Já a Ford não parece tão preocupada com o fator produtivo. No ano passado, a marca norte-americana revelou que um de seus futuros lançamentos usaria a plataforma MEB, da Volks, e, na semana passada, confirmou que terá outro modelo montado sobre uma arquitetura alemã de EVs – sua fábrica em Colônia receberá US$ 2 bilhões (quase R$ 10 bilhões) em investimentos, para a produção da dupla. Em outubro do ano passado, nasceu o primeiro filho deste casamento, o furgão Tourneo Connect – espécie de irmão gêmeo do Volkswagen Caddy. Apesar de ainda ser equipado só com motores a combustão interna, ou seja, de não antecipar a sua virada para a eletromobilidade, o lançamento amplia a lista de modelos ianques no seu portfólio.

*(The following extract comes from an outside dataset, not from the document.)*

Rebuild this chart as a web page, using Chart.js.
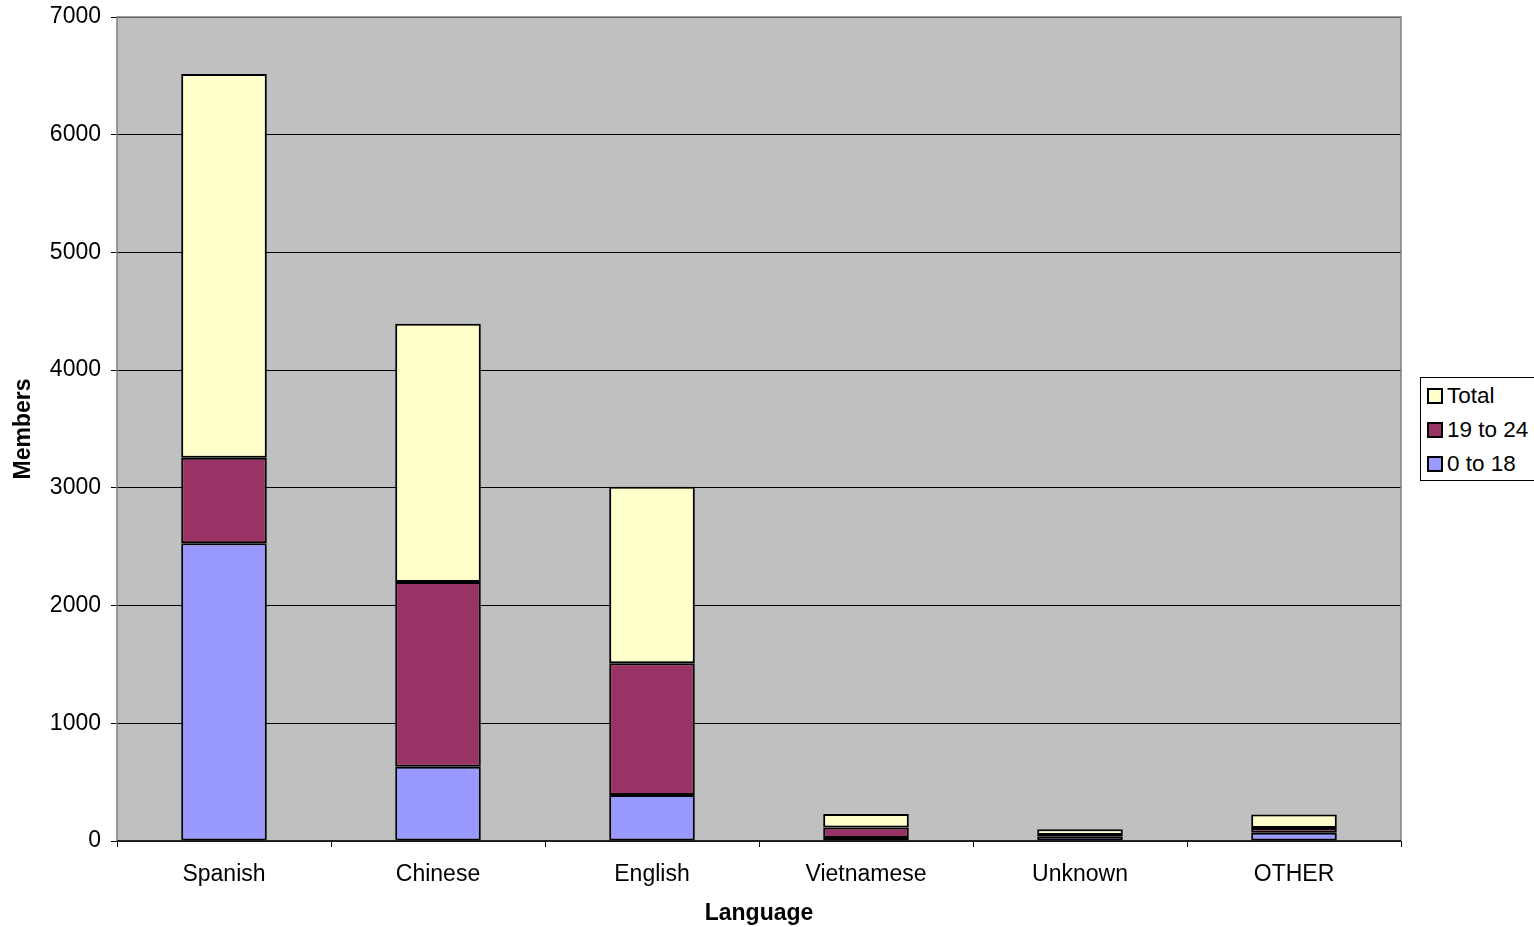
<!DOCTYPE html>
<html><head><meta charset="utf-8">
<script src="https://cdn.jsdelivr.net/npm/chart.js@4/dist/chart.umd.min.js"></script>
<style>
html,body{margin:0;padding:0;background:#fff;}
#wrap{position:relative;width:1534px;height:927px;}
#legend{position:absolute;left:1420px;top:377px;width:120px;height:104px;border:1px solid #000;background:#fff;box-sizing:border-box;font-family:"Liberation Sans",Arial,sans-serif;font-size:22.5px;color:#000;}
#legend div{position:absolute;left:6px;height:24px;line-height:24px;white-space:nowrap;}
#legend span{display:inline-block;width:12px;height:12px;border:2px solid #000;margin-right:4px;vertical-align:-1px;}
</style></head>
<body><div id="wrap"><canvas id="c" width="1534" height="927"></canvas><div id="legend"></div></div>
<script>
const categories = ["Spanish","Chinese","English","Vietnamese","Unknown","OTHER"];
const age0to18 = [2530, 630, 390, 25, 40, 70];
const age19to24 = [725, 1570, 1120, 90, 10, 40];
const totalVals = [3260, 2195, 1500, 115, 50, 115];
const yTicks = [0,1000,2000,3000,4000,5000,6000,7000];
const seriesNames = ["0 to 18","19 to 24","Total"];
const seriesColors = ["#9999FF","#993366","#FFFFCC"];

const font = {family:"Liberation Sans, Arial, sans-serif", size:23};
const bgPlugin = {
  id:'bg',
  beforeDraw(chart){
    const {ctx, chartArea:a} = chart;
    ctx.save(); ctx.fillStyle='#C0C0C0';
    ctx.fillRect(a.left,a.top,a.right-a.left,a.bottom-a.top);
    ctx.restore();
  },
  afterDatasetsDraw(chart){
    const {ctx, chartArea:a} = chart;
    ctx.save(); ctx.strokeStyle='#808080'; ctx.lineWidth=1.5;
    ctx.strokeRect(a.left,a.top,a.right-a.left,a.bottom-a.top);
    ctx.strokeStyle='#000'; ctx.beginPath(); ctx.moveTo(a.left,a.bottom); ctx.lineTo(a.right,a.bottom); ctx.stroke();
    ctx.restore();
  }
};
const data = [age0to18, age19to24, totalVals];
new Chart(document.getElementById('c'), {
  type:'bar',
  data:{labels:categories, datasets: data.map((d,i)=>({label:seriesNames[i], data:d, backgroundColor:seriesColors[i], borderColor:'#000', borderWidth:2, borderSkipped:false, categoryPercentage:0.8, barPercentage:0.5}))},
  options:{
    responsive:false, animation:false, devicePixelRatio:1,
    layout:{padding:{left:0,right:133,top:17,bottom:0}},
    plugins:{legend:{display:false}, tooltip:{enabled:false}},
    scales:{
      x:{stacked:true, offset:true,
        grid:{offset:true, drawOnChartArea:false, drawTicks:true, tickLength:6, color:'#000'},
        border:{display:false},
        ticks:{font:font, color:'#000', padding:14},
        title:{display:true, text:'Language', font:{...font, weight:'bold'}, color:'#000', padding:{top:8,bottom:0}},
        afterFit(s){ s.height = 86; s.paddingLeft=0; s.paddingRight=0; }
      },
      y:{stacked:true, min:0, max:7000,
        afterBuildTicks(s){ s.ticks = yTicks.map(v=>({value:v})); },
        grid:{color:'#000', lineWidth:1, tickLength:6, drawTicks:true},
        border:{display:false},
        ticks:{font:font, color:'#000', padding:10, callback:v=>String(v)},
        title:{display:true, text:'Members', font:{...font, weight:'bold'}, color:'#000', padding:{top:10,bottom:0}},
        afterFit(s){ s.width = 117; s.paddingTop=0; s.paddingBottom=0; }
      }
    }
  },
  plugins:[bgPlugin]
});
const lg = document.getElementById('legend');
[2,1,0].forEach((i,k)=>{
  const d=document.createElement('div');
  d.style.top=(6+k*34)+'px';
  d.innerHTML='<span style="background:'+seriesColors[i]+'"></span>'+seriesNames[i];
  lg.appendChild(d);
});
</script></body></html>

Na prática, o fabricante mais representativo dos Estados Unidos, aquele que personificava o caráter industrial do Tio Sam, se torna cada vez mais um terceirizador daquilo em que foi pioneiro, com a introdução da linha de montagem: a produção fabril.

Ao meio

Na semana passada mesmo, a Ford anunciou a venda da sua fábrica romena, pouco tempo depois de informar que sua subsidiária europeia deixará de ser um braço autônomo, dentro do organograma da companhia. No início deste mês, seu CEO, Jim Farley, disse que a gigante norte-americana estava separando o negócio de veículos com motores térmicos dos modelos elétricos. “Estamos, literalmente, dividindo a companhia ao meio”, adiantou à AutoNews. Como se pode imaginar, esta divisão não será fácil, até porque a família do seu fundador – Henry Ford – controla o grupo por meio de ações (títulos) especiais. “Até 2030, os EVs representarão 30% de nossas vendas globais. Vamos prosperar na eletrificação, sabendo que estes segmentos são fundamentalmente diferentes, desde a forma como os produtos são desenhados e feitos, dos talentos que recrutamos, da forma de atrair os clientes”, garantiu Farley.

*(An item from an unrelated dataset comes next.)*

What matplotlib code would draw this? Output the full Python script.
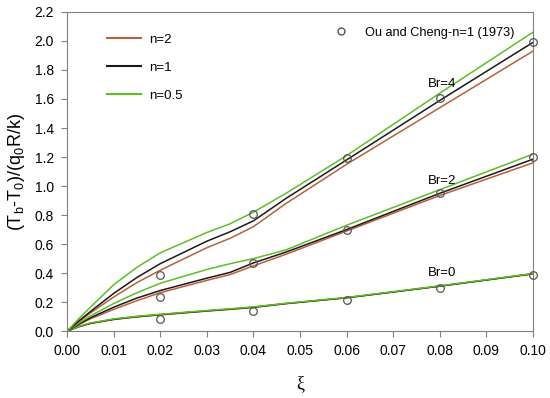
import numpy as np
import matplotlib.pyplot as plt
from matplotlib.lines import Line2D

plt.rcParams['font.family'] = ['Liberation Sans', 'DejaVu Sans']

# dimensionless axial position
xi = [0.0, 0.0025, 0.005, 0.01, 0.015, 0.02, 0.03, 0.035, 0.04, 0.047, 0.06, 0.08, 0.10]

# Br = 0 (all three n practically overlap)
br0_n2 = [0.0, 0.030, 0.052, 0.080, 0.098, 0.112, 0.138, 0.150, 0.163, 0.190, 0.230, 0.310, 0.395]
br0_n1 = [0.0, 0.031, 0.054, 0.082, 0.100, 0.114, 0.140, 0.152, 0.165, 0.190, 0.230, 0.310, 0.395]
br0_n05 = [0.0, 0.032, 0.056, 0.084, 0.102, 0.116, 0.142, 0.154, 0.167, 0.192, 0.232, 0.312, 0.397]

# Br = 2
br2_n2 = [0.0, 0.045, 0.085, 0.150, 0.210, 0.265, 0.350, 0.390, 0.450, 0.530, 0.690, 0.935, 1.160]
br2_n1 = [0.0, 0.048, 0.092, 0.165, 0.228, 0.280, 0.365, 0.405, 0.470, 0.545, 0.700, 0.950, 1.185]
br2_n05 = [0.0, 0.055, 0.105, 0.190, 0.265, 0.330, 0.425, 0.465, 0.500, 0.560, 0.730, 0.975, 1.220]

# Br = 4
br4_n2 = [0.0, 0.065, 0.125, 0.235, 0.335, 0.420, 0.575, 0.640, 0.720, 0.880, 1.150, 1.540, 1.930]
br4_n1 = [0.0, 0.070, 0.135, 0.260, 0.370, 0.465, 0.620, 0.685, 0.760, 0.915, 1.180, 1.590, 1.990]
br4_n05 = [0.0, 0.085, 0.165, 0.320, 0.440, 0.540, 0.680, 0.740, 0.820, 0.950, 1.210, 1.640, 2.060]

# Ou and Cheng (1973), n=1
xi_ref = [0.02, 0.04, 0.06, 0.08, 0.10]
ref_br0 = [0.083, 0.140, 0.215, 0.300, 0.390]
ref_br2 = [0.235, 0.470, 0.700, 0.955, 1.200]
ref_br4 = [0.386, 0.810, 1.190, 1.610, 1.990]

c_n2 = '#b8603a'
c_n1 = '#1a1a1a'
c_n05 = '#5cbf26'

fig = plt.figure(figsize=(5.5, 3.98), dpi=100)
ax = fig.add_axes([0.122, 0.168, 0.847, 0.802])

for y2, y1, y05 in [(br0_n2, br0_n1, br0_n05), (br2_n2, br2_n1, br2_n05), (br4_n2, br4_n1, br4_n05)]:
    ax.plot(xi, y2, color=c_n2, lw=1.1)
    ax.plot(xi, y1, color=c_n1, lw=1.1)
    ax.plot(xi, y05, color=c_n05, lw=1.1)

for yr in [ref_br0, ref_br2, ref_br4]:
    ax.plot(xi_ref, yr, 'o', mfc='none', mec='#555555', ms=5.5, mew=0.9, clip_on=False, zorder=5)

ax.text(0.0805, 1.66, 'Br=4', ha='center', va='bottom', fontsize=9.5)
ax.text(0.0805, 0.99, 'Br=2', ha='center', va='bottom', fontsize=9.5)
ax.text(0.0805, 0.36, 'Br=0', ha='center', va='bottom', fontsize=9.5)

ax.set_xlim(0, 0.10)
ax.set_ylim(0, 2.2)
ax.set_xticks(np.arange(0, 0.1001, 0.01))
ax.set_xticklabels([f'{v:.2f}' for v in np.arange(0, 0.1001, 0.01)])
ax.set_yticks(np.arange(0, 2.21, 0.2))
ax.set_yticklabels([f'{v:.1f}' for v in np.arange(0, 2.21, 0.2)])
ax.tick_params(direction='out', length=4.5, labelsize=10, color='#808080', pad=5)
for s in ax.spines.values():
    s.set_color('#808080')

ax.set_xlabel('ξ', fontsize=13, family='Liberation Serif', labelpad=12)
ax.set_ylabel('(T$_\\mathregular{b}$-T$_\\mathregular{0}$)/(q$_\\mathregular{0}$R/k)', fontsize=13, labelpad=5)

h1 = [Line2D([], [], color=c_n2, lw=1.5), Line2D([], [], color=c_n1, lw=1.5),
      Line2D([], [], color=c_n05, lw=1.5)]
leg1 = ax.legend(h1, ['n=2', 'n=1', 'n=0.5'], loc='upper left', bbox_to_anchor=(0.06, 0.97),
                 frameon=False, fontsize=9.5, handlelength=2.6, handletextpad=0.6, labelspacing=1.2)
ax.add_artist(leg1)
h2 = [Line2D([], [], ls='none', marker='o', mfc='none', mec='#555555', ms=5)]
ax.legend(h2, ['Ou and Cheng-n=1 (1973)'], loc='upper right', bbox_to_anchor=(0.985, 0.99),
          frameon=False, fontsize=9.2, handletextpad=0.9)

fig.savefig('out.png', dpi=100)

A Ford quer atingir uma margem operacional de 6%, no Velho Continente, já no ano que vem para, depois, superar um volume anual de vendas de 600 mil EVs, em 2026, e elevar o lucro para a casa dos 10%, na Europa. Enquanto isso e dentro do pragmatismo germânico, a VW anunciou que remota a produção de modelos elétricos nas fábricas de Dresden e Zwickau – onde monta os ID3, ID4 e ID5, o Audi Q4 etron e o Cupra Born – na próxima semana, depois da interrupção em função do fornecimento de peças da Ucrânia. Vale citar que a Volkswagen alcançou um lucro operacional de 19,3 bilhões de euros (mais de R$ 102 bilhões), em 2021, fechando o ano como a mais rentável das marcas europeias. E apesar de seus ganhos terem ficado na casa dos US$ 10 bilhões (R$ 48,2 bilhões ou menos de a metade da Volks), a Ford viu seu lucro crescer 260%, no mesmo período.

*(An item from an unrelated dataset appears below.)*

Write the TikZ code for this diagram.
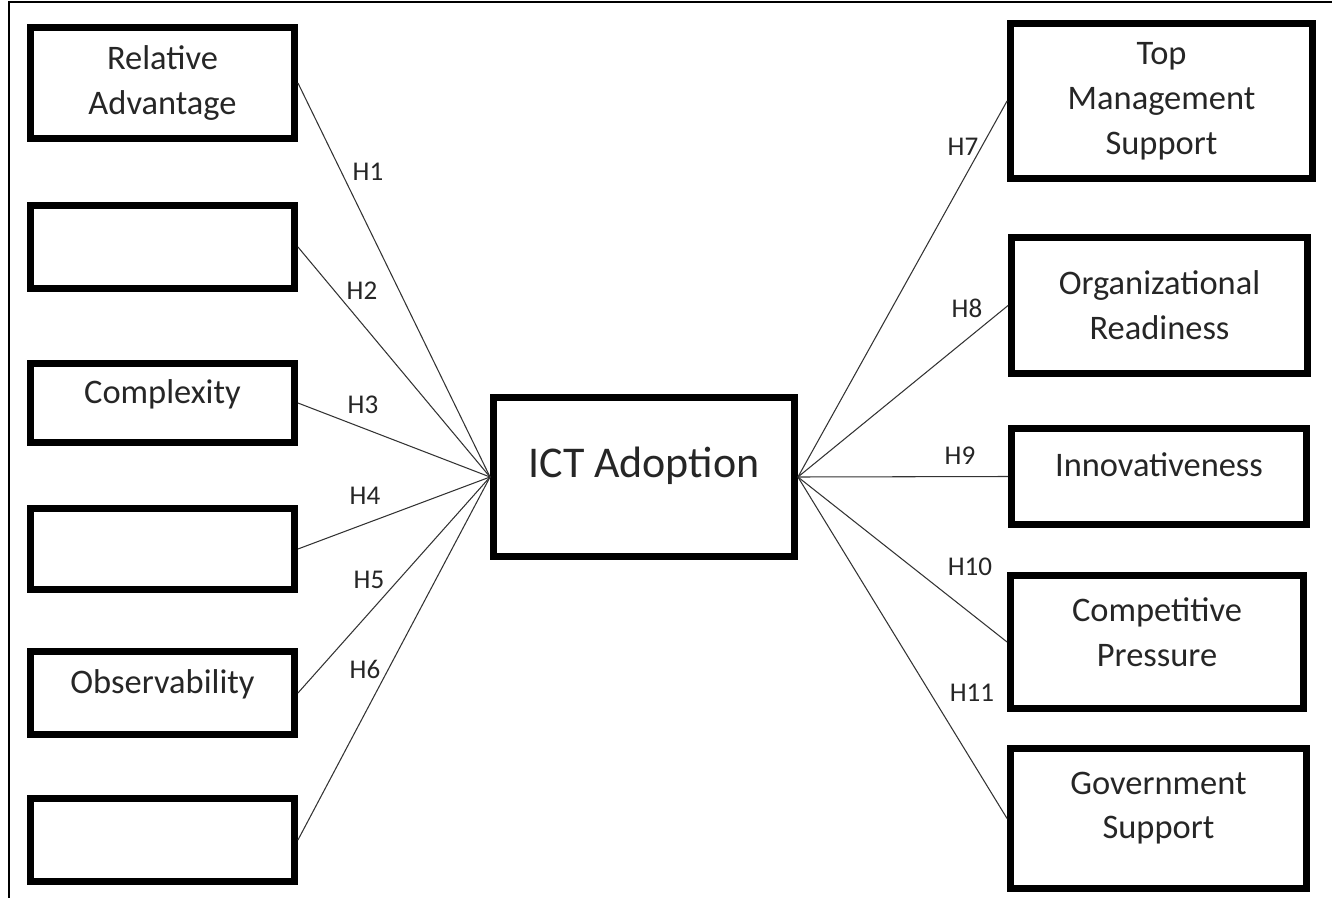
\documentclass[tikz,border=0pt]{standalone}
\usepackage{fontspec}
\setmainfont{Carlito}
\usepackage{tikz}
\usetikzlibrary{positioning}
\tikzstyle{bloc}=[draw, line width=4.2pt, rectangle, align=center, inner sep=0pt, font=\fontsize{19.6}{25.6}\selectfont, text=black!85]
\tikzstyle{oneline}=[text height=6pt, text depth=6pt]
\tikzstyle{hyp}=[font=\fontsize{15.4}{18}\selectfont, text=black!85, inner sep=0pt]
\tikzstyle{lien}=[-, line width=0.6pt, black!80]

\begin{document}
\begin{tikzpicture}

\useasboundingbox (0,0) rectangle (26.64,-17.96);

% cadre
\draw[line width=0.85pt] (0.18,-17.96) -- (0.18,-0.04) -- (26.64,-0.04);

% gauche
\node[bloc, minimum width=5.27cm, minimum height=2.21cm] (ra) at (3.25,-1.66) {Relative\\Advantage};
\node[bloc, minimum width=5.27cm, minimum height=1.65cm] (b2) at (3.25,-4.94) {};
\node[bloc, oneline, minimum width=5.27cm, minimum height=1.57cm] (cx) at (3.25,-8.06) {Complexity};
\node[bloc, minimum width=5.27cm, minimum height=1.61cm] (b4) at (3.25,-10.98) {};
\node[bloc, oneline, minimum width=5.27cm, minimum height=1.65cm] (ob) at (3.25,-13.86) {Observability};
\node[bloc, minimum width=5.27cm, minimum height=1.65cm] (b6) at (3.25,-16.80) {};

% centre
\node[bloc, minimum width=6.01cm, minimum height=3.17cm, font=\fontsize{25}{30}\selectfont, text height=9pt, text depth=9pt] (ict) at (12.88,-9.54) {ICT Adoption};

% droite
\node[bloc, minimum width=6.03cm, minimum height=3.09cm] (tms) at (23.23,-2.02) {Top\\Management\\Support};
\node[bloc, minimum width=5.91cm, minimum height=2.71cm] (or) at (23.19,-6.11) {Organizational\\Readiness};
\node[bloc, oneline, minimum width=5.89cm, minimum height=1.91cm] (in) at (23.18,-9.53) {Innovativeness};
\node[bloc, minimum width=5.85cm, minimum height=2.65cm, text depth=11pt] (cp) at (23.14,-12.84) {Competitive\\Pressure};
\node[bloc, minimum width=5.91cm, minimum height=2.79cm, text depth=15pt] (gs) at (23.17,-16.37) {Government\\Support};

% liens
\draw[lien] (ra.east) -- (ict.west);
\draw[lien] (b2.east) -- (ict.west);
\draw[lien] (cx.east) -- (ict.west);
\draw[lien] (b4.east) -- (ict.west);
\draw[lien] (ob.east) -- (ict.west);
\draw[lien] (b6.east) -- (ict.west);
\draw[lien] (ict.east) -- (tms.west);
\draw[lien] (ict.east) -- (or.west);
\draw[lien] (ict.east) -- (in.west);
\draw[lien] (ict.east) -- (cp.west);
\draw[lien] (ict.east) -- (gs.west);

% hypotheses
\node[hyp] (h1) at (7.36,-3.44) {H1};
\node[hyp] (h2) at (7.24,-5.82) {H2};
\node[hyp] (h3) at (7.26,-8.10) {H3};
\node[hyp] (h4) at (7.30,-9.92) {H4};
\node[hyp] (h5) at (7.38,-11.60) {H5};
\node[hyp] (h6) at (7.30,-13.38) {H6};
\node[hyp] (h7) at (19.26,-2.94) {H7};
\node[hyp] (h8) at (19.34,-6.16) {H8};
\node[hyp] (h9) at (19.20,-9.12) {H9};
\node[hyp] (h10) at (19.40,-11.34) {H10};
\node[hyp] (h11) at (19.44,-13.86) {H11};

\end{tikzpicture}
\end{document}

Como o leitor pode ver, enquanto o apaixonado por carros sonha com uma estrada de lajotinhas de ouro que o leve ao encontro do Mágico de Oz, a expertise industrial e o conhecimento financeiro de duas das maiores gigantes do setor automotivo mundial servem a uma criação ainda mais fabulosa: o bom e velho capital.